-- START OF MATERIAL --

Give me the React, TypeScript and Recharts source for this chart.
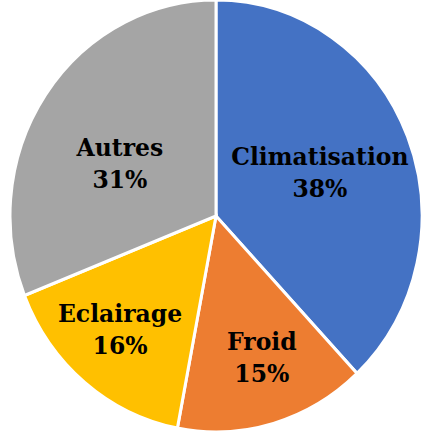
import { PieChart, Pie, Cell } from 'recharts';

const categories = ['Climatisation', 'Froid', 'Eclairage', 'Autres'];
const shares = [38, 15, 16, 31];
const colors = ['#4472C4', '#ED7D31', '#FFC000', '#A5A5A5'];

// where each label sits (Excel "best fit"): distance from centre and a small angle nudge
const labelRadius = [109, 150, 150.5, 105];
const labelAngleShift = [-4, 1.6, 0, 10.4];

const data = categories.map((name, i) => ({ name, value: shares[i] }));

const RADIAN = Math.PI / 180;
// the source picture is slightly stretched vertically
const STRETCH = 1.0485;

function renderLabel(props: any) {
    const { cx, cy, midAngle, index, name, percent } = props;
    const r = labelRadius[index];
    const a = (midAngle + labelAngleShift[index]) * RADIAN;
    const x = cx + r * Math.cos(-a);
    const y = cy + r * Math.sin(-a);
    return (
        <text
            x={x}
            y={y}
            textAnchor="middle"
            fill="#000"
            fontFamily="'DejaVu Serif', serif"
            fontWeight="bold"
            fontSize={23.5}
        >
            <tspan x={x} y={y - 15.3}>{name}</tspan>
            <tspan x={x} y={y + 15.3}>{`${Math.round(percent * 100)}%`}</tspan>
        </text>
    );
}

export default function App() {
    return (
        <div style={{ position: 'absolute', left: 0, top: 0, width: 424, height: 434, background: '#fff', overflow: 'hidden' }}>
            <div style={{ transform: `scaleY(${STRETCH})`, transformOrigin: 'top left' }}>
                <PieChart width={424} height={414} margin={{ top: 0, right: 0, bottom: 0, left: 0 }}>
                    <Pie
                        data={data}
                        dataKey="value"
                        nameKey="name"
                        cx={216}
                        cy={206}
                        outerRadius={206}
                        startAngle={90}
                        endAngle={-270}
                        stroke="#fff"
                        strokeWidth={3}
                        label={renderLabel}
                        labelLine={false}
                        isAnimationActive={false}
                    >
                        {data.map((d, i) => (
                            <Cell key={d.name} fill={colors[i]} />
                        ))}
                    </Pie>
                </PieChart>
            </div>
        </div>
    );
}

-- END OF MATERIAL --

▶ [STATED EXERCISE]:
Starting with the first line of the data above and ending with the line containing "const colors = ['#4472C4', '#ED7D31', '#FFC000', '#A5A5A5'];", please restate every line exactly, leaving images out.

▶ [SOLUTION FOR THIS EXERCISE]:
Give me the React, TypeScript and Recharts source for this chart.
import { PieChart, Pie, Cell } from 'recharts';

const categories = ['Climatisation', 'Froid', 'Eclairage', 'Autres'];
const shares = [38, 15, 16, 31];
const colors = ['#4472C4', '#ED7D31', '#FFC000', '#A5A5A5'];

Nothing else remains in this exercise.